Gary Kellgren, Jimi Hendrix's engineer, used ADT extensively on all of Hendrix's albums. He frequently split vocal, guitar, and even drum parts between the stereo channels.

As the music industry's hunger for technological advances increased, new devices were created to make it easier and faster to achieve the same results. Thus, the industry saw analogue delay devices created and brought to market that no longer needed tape machines to achieve the ADT effect. They used electronic circuits instead. Much later on, these analogue delays were augmented by digital delay units. There has since been a thriving market among guitarists and other musicians for guitar pedals, or effects units, reproducing chorus and delay that owe their development to ADT. Nowadays, the ADT and similar effects are available as computer software plugins.

===Psychedelic music===
With the rise of psychedelic music, many artists used variations on Townsend's technique to create the "flanging" effect mentioned above, adding a slightly disorienting "swooshing" quality to instruments and voices (although in practice this effect is actually more similar to what today is called "phasing" rather than "flanging").

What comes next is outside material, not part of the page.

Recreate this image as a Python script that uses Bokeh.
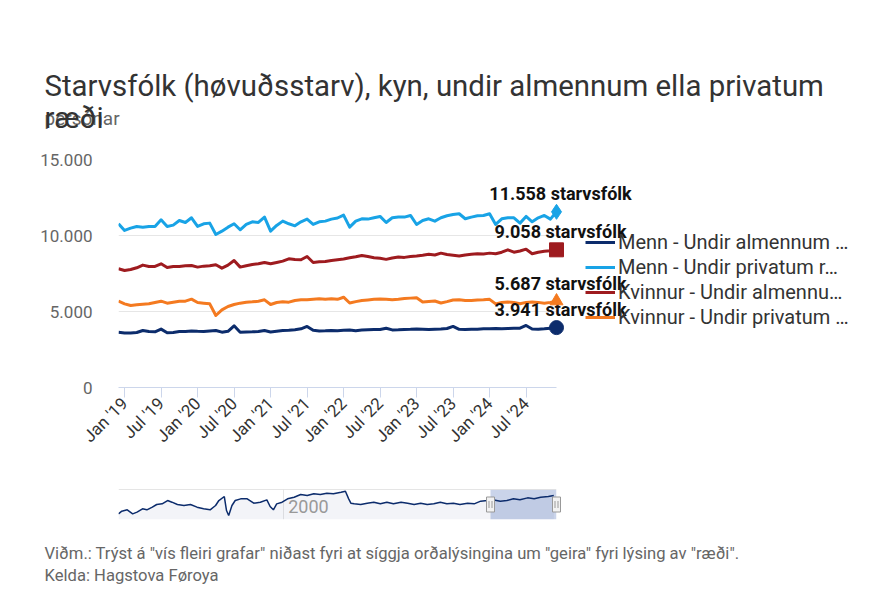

The Beatles themselves used this effect on "Lucy in the Sky with Diamonds" and more prominently on "Blue Jay Way". A notable example of this technique is "Itchycoo Park" by the Small Faces, where the effect is prominent almost throughout the entire track, particularly on the vocals, drums and cymbals during the chorus. Hendrix also used this technique extensively. An example of an ADT variation being used to create an effect more similar to what is considered "flanging" today (rather than phasing) is on the Beatles' White Album tracks "Cry Baby Cry" (acoustic guitar) and "While My Guitar Gently Weeps" (lead guitar).

===Doubling echo===

A similar technique to ADT is doubling echo, which uses short delays to mimic the double-tracking effect. Many effects units were developed to produce similar sounds, such as chorus, flangers, and phasers, all of which use an oscillating delay (or, in the phaser, a variable phase network). Other notable uses of ADT doubling echo are apparent on select material by Elton John. Some examples of this can be heard on Nigel Olsson's drums, especially the tom toms, on the songs "Don't Let The Sun Go Down On Me" from the Caribou album, as well as "Better Off Dead" and "Someone Saved My Life Tonight" on Captain Fantastic and the Brown Dirt Cowboy.

==Post-tape technology==
With the advent of studio rack effects and guitar effects pedals, tape-based delay methods have not been much used, though many of these tape-based techniques are frequently emulated using comparable analog circuit or digital techniques, or in some cases plugins which are used to extend the capabilities of a digital audio workstation. Some musicians and engineers may casually use the term ADT to refer to any form of simulated double tracking, including digital delay used in this manner. One of the very few examples of the original ADT technique being used in recent times is on the Beatles' Anthology albums from the mid-1990s, on which George Martin and Geoff Emerick decided to revive the analogue technique rather than simply use the modern digital alternatives to achieve a more authentic sound, feeling that ADT produced a warmer, less synthetic sound than digital delay and the latter would be inappropriate for use on recordings made on analogue equipment in the 1960s.